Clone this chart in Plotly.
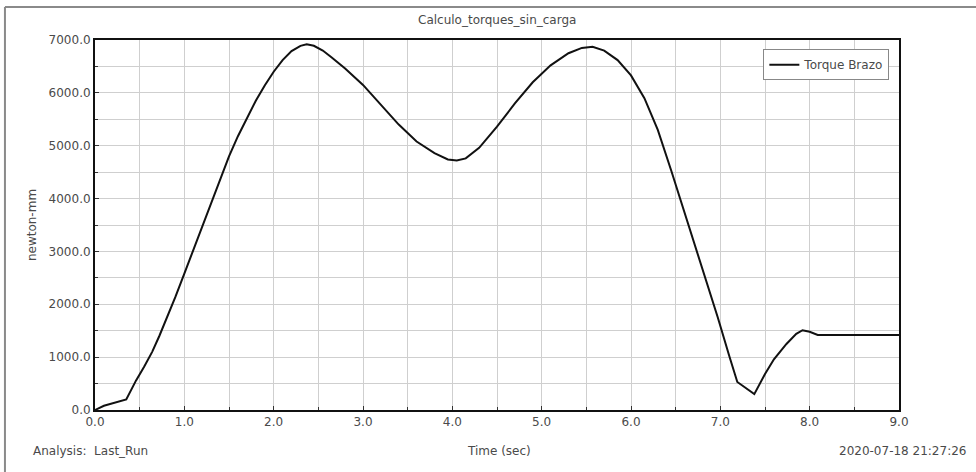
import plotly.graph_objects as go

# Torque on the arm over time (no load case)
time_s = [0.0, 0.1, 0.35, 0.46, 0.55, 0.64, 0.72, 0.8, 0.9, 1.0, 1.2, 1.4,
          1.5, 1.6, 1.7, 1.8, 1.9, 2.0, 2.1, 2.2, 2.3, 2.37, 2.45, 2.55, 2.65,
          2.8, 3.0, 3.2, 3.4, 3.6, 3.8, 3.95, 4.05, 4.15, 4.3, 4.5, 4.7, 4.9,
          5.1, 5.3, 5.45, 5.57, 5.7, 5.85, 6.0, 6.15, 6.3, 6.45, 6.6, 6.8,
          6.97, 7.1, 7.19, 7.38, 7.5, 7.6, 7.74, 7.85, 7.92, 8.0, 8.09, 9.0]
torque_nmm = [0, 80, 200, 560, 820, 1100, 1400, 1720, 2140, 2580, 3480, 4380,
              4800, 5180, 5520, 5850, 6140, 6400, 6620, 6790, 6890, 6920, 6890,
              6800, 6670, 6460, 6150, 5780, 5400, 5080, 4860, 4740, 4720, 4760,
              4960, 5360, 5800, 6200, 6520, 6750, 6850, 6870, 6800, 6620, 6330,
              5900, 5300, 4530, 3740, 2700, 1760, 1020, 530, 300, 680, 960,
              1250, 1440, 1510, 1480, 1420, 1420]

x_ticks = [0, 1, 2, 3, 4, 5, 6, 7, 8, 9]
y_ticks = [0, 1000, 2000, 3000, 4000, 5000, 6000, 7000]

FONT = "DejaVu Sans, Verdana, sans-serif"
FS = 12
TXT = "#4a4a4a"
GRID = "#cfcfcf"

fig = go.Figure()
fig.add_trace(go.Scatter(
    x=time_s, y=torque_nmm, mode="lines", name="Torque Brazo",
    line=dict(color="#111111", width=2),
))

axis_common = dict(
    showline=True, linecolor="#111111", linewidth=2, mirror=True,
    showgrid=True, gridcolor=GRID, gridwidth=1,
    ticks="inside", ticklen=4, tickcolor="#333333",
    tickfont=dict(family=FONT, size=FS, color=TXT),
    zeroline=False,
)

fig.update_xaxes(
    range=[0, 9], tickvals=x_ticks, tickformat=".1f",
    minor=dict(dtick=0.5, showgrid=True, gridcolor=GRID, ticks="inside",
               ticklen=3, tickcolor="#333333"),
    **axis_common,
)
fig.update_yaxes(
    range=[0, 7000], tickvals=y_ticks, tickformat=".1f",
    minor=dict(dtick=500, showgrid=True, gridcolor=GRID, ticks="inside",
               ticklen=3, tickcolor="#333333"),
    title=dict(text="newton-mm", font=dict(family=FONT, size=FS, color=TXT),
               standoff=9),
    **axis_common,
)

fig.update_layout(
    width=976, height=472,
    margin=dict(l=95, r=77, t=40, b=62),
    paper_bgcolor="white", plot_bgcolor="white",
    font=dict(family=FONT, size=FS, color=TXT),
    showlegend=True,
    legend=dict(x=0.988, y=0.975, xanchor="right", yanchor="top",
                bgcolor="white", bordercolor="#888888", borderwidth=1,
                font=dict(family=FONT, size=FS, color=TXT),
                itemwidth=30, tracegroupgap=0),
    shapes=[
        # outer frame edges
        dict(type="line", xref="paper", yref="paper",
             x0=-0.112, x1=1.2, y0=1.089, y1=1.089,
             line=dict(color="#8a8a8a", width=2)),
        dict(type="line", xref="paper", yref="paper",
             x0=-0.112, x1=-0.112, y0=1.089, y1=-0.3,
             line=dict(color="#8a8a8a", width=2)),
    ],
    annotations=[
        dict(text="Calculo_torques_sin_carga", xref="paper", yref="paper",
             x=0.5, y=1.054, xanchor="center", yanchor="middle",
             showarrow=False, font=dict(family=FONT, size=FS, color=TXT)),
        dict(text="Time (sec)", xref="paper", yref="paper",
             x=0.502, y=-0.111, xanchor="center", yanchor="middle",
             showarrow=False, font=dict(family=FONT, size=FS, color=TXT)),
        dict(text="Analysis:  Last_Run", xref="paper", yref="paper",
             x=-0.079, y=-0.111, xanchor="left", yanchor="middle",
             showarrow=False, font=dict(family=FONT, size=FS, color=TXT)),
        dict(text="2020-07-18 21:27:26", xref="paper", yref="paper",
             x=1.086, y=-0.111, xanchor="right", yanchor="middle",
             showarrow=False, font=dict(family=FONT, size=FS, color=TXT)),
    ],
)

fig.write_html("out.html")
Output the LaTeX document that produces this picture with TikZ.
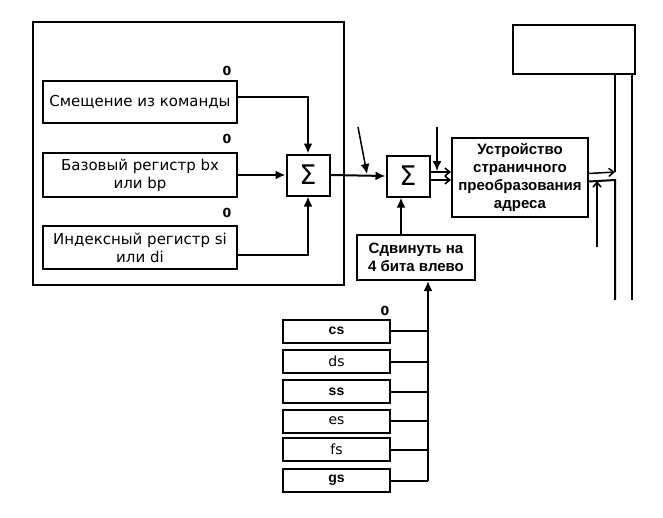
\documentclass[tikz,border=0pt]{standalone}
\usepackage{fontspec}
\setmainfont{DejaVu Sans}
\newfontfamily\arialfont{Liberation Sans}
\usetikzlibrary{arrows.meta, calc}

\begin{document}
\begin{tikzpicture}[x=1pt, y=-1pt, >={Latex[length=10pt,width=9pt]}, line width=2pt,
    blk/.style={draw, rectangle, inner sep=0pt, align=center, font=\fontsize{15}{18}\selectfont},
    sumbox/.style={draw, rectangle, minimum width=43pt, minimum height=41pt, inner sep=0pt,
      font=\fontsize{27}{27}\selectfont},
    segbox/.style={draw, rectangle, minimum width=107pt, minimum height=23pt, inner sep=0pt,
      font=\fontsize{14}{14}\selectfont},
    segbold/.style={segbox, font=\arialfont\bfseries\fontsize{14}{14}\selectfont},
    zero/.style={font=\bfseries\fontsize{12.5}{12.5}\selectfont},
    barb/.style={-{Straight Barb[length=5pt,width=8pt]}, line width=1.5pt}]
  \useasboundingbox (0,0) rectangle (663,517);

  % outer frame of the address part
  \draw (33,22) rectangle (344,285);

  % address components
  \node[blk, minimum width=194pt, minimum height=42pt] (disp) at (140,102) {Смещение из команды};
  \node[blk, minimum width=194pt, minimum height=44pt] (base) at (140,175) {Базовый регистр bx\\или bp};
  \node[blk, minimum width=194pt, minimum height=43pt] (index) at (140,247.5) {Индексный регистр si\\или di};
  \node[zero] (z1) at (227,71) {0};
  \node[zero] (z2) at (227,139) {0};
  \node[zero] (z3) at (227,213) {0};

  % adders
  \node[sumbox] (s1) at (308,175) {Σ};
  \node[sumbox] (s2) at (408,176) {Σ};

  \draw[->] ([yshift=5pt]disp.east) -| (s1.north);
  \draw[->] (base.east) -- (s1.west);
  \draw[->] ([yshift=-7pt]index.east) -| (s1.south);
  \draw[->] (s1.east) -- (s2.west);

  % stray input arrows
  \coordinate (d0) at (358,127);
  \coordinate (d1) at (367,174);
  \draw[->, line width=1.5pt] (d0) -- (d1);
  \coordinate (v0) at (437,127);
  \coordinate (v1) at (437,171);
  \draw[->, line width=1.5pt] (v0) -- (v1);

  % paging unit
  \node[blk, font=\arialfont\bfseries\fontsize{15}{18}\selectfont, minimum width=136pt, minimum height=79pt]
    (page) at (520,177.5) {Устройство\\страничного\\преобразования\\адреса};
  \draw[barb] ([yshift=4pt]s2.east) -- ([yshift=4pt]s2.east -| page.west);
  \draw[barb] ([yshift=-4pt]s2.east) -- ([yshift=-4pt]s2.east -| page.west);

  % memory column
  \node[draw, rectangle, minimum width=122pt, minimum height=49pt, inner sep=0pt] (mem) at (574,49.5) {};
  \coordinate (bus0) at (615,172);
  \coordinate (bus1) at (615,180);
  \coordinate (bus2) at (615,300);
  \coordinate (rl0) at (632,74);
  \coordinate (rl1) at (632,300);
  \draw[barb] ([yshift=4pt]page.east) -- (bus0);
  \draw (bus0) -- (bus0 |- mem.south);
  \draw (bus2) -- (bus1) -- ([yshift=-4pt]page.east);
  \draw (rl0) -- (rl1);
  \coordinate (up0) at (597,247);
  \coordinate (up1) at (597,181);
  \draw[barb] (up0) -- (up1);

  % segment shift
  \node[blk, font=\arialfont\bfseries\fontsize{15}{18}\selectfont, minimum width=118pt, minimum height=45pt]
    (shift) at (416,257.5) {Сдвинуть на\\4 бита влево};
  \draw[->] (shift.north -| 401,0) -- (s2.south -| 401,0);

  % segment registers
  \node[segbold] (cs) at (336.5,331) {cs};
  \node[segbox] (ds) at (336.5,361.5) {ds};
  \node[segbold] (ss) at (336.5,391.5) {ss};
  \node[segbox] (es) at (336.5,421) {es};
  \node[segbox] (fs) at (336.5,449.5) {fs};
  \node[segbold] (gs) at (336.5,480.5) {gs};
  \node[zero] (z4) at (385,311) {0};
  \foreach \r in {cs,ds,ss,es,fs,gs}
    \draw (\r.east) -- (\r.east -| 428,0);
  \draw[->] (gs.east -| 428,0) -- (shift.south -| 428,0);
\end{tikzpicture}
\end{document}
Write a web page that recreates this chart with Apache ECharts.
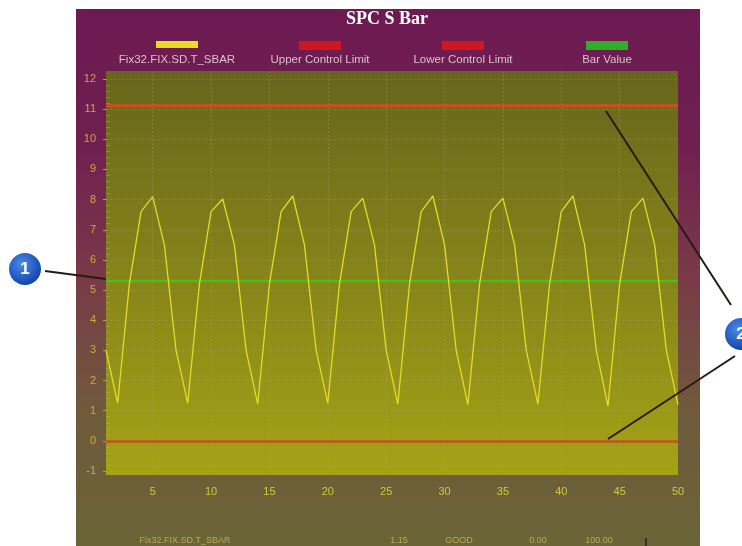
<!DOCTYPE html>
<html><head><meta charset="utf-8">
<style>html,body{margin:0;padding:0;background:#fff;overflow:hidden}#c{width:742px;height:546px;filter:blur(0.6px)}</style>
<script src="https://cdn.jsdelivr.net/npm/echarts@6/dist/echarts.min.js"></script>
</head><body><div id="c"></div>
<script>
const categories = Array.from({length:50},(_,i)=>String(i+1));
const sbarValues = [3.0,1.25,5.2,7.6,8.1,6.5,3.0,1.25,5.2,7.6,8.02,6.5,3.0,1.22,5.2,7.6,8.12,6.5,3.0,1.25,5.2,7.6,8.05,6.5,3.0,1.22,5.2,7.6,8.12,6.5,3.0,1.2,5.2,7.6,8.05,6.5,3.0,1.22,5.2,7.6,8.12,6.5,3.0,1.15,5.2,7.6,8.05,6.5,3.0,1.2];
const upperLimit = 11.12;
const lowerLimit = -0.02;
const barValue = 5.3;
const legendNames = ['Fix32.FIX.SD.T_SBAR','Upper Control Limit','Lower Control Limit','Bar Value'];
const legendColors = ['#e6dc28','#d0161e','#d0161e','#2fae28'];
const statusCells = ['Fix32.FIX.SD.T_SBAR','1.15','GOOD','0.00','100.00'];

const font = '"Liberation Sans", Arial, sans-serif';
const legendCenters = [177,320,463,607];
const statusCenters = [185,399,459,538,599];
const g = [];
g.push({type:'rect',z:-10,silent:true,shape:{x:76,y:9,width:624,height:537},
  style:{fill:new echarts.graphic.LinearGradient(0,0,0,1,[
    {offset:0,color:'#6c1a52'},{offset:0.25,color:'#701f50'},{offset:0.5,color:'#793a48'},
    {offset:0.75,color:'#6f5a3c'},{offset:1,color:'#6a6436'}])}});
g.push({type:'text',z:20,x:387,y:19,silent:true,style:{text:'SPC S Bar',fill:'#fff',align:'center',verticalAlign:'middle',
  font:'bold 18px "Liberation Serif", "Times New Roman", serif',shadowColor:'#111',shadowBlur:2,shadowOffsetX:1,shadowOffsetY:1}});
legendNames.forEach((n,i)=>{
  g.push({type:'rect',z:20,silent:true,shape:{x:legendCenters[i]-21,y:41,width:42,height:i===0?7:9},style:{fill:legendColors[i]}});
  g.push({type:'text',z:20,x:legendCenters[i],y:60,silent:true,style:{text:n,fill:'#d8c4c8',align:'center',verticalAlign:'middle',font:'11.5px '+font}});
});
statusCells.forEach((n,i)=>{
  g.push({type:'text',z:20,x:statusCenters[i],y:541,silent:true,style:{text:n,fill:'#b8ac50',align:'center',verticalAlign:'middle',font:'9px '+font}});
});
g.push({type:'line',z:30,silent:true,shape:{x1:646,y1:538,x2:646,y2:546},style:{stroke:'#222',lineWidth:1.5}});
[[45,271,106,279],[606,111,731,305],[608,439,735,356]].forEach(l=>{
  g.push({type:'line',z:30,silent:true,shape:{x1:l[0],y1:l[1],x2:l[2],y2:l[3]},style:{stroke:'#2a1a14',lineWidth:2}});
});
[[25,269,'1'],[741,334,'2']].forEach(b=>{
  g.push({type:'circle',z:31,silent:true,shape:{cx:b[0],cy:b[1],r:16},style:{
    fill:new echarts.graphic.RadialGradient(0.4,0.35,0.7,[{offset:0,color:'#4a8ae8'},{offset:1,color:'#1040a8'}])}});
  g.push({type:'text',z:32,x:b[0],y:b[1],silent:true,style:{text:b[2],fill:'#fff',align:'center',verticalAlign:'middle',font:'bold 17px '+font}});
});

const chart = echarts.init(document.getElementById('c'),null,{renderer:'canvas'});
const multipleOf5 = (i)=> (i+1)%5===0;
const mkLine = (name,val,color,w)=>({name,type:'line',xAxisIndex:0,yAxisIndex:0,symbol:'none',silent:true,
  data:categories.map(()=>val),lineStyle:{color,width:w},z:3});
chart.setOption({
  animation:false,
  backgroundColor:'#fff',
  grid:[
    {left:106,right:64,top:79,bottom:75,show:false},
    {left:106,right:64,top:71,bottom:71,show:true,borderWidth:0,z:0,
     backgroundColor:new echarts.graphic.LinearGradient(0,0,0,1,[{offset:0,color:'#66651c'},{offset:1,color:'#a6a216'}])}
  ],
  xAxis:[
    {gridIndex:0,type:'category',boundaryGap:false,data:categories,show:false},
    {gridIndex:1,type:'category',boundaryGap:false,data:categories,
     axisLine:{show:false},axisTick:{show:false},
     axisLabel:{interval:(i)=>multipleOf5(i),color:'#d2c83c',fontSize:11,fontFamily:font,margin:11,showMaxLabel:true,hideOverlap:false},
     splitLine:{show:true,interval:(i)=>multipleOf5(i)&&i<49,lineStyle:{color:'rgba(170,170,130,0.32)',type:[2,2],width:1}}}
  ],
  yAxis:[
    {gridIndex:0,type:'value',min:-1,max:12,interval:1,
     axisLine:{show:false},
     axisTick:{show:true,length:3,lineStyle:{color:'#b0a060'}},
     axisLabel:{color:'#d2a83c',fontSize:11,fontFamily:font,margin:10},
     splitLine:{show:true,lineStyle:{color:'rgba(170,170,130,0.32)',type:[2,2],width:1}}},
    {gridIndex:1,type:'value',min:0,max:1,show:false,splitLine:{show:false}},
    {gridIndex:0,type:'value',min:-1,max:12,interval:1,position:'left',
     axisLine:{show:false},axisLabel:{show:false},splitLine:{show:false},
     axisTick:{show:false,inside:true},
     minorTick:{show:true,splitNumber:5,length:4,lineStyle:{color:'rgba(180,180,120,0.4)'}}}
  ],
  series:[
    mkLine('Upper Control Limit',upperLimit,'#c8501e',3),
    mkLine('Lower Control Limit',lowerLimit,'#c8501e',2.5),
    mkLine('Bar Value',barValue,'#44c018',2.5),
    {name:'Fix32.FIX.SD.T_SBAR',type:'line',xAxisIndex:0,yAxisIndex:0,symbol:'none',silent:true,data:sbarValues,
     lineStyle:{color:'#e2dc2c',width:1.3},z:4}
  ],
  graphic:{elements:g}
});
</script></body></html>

● TASK TO CARRY OUT:
Without the pictures, please reproduce each line of the listing above exactly, from the first one through the line bearing "1250, 1440, 1510, 1480, 1420, 1420]".

● SOLUTION BELOW:
Clone this chart in Plotly.
import plotly.graph_objects as go

# Torque on the arm over time (no load case)
time_s = [0.0, 0.1, 0.35, 0.46, 0.55, 0.64, 0.72, 0.8, 0.9, 1.0, 1.2, 1.4,
          1.5, 1.6, 1.7, 1.8, 1.9, 2.0, 2.1, 2.2, 2.3, 2.37, 2.45, 2.55, 2.65,
          2.8, 3.0, 3.2, 3.4, 3.6, 3.8, 3.95, 4.05, 4.15, 4.3, 4.5, 4.7, 4.9,
          5.1, 5.3, 5.45, 5.57, 5.7, 5.85, 6.0, 6.15, 6.3, 6.45, 6.6, 6.8,
          6.97, 7.1, 7.19, 7.38, 7.5, 7.6, 7.74, 7.85, 7.92, 8.0, 8.09, 9.0]
torque_nmm = [0, 80, 200, 560, 820, 1100, 1400, 1720, 2140, 2580, 3480, 4380,
              4800, 5180, 5520, 5850, 6140, 6400, 6620, 6790, 6890, 6920, 6890,
              6800, 6670, 6460, 6150, 5780, 5400, 5080, 4860, 4740, 4720, 4760,
              4960, 5360, 5800, 6200, 6520, 6750, 6850, 6870, 6800, 6620, 6330,
              5900, 5300, 4530, 3740, 2700, 1760, 1020, 530, 300, 680, 960,
              1250, 1440, 1510, 1480, 1420, 1420]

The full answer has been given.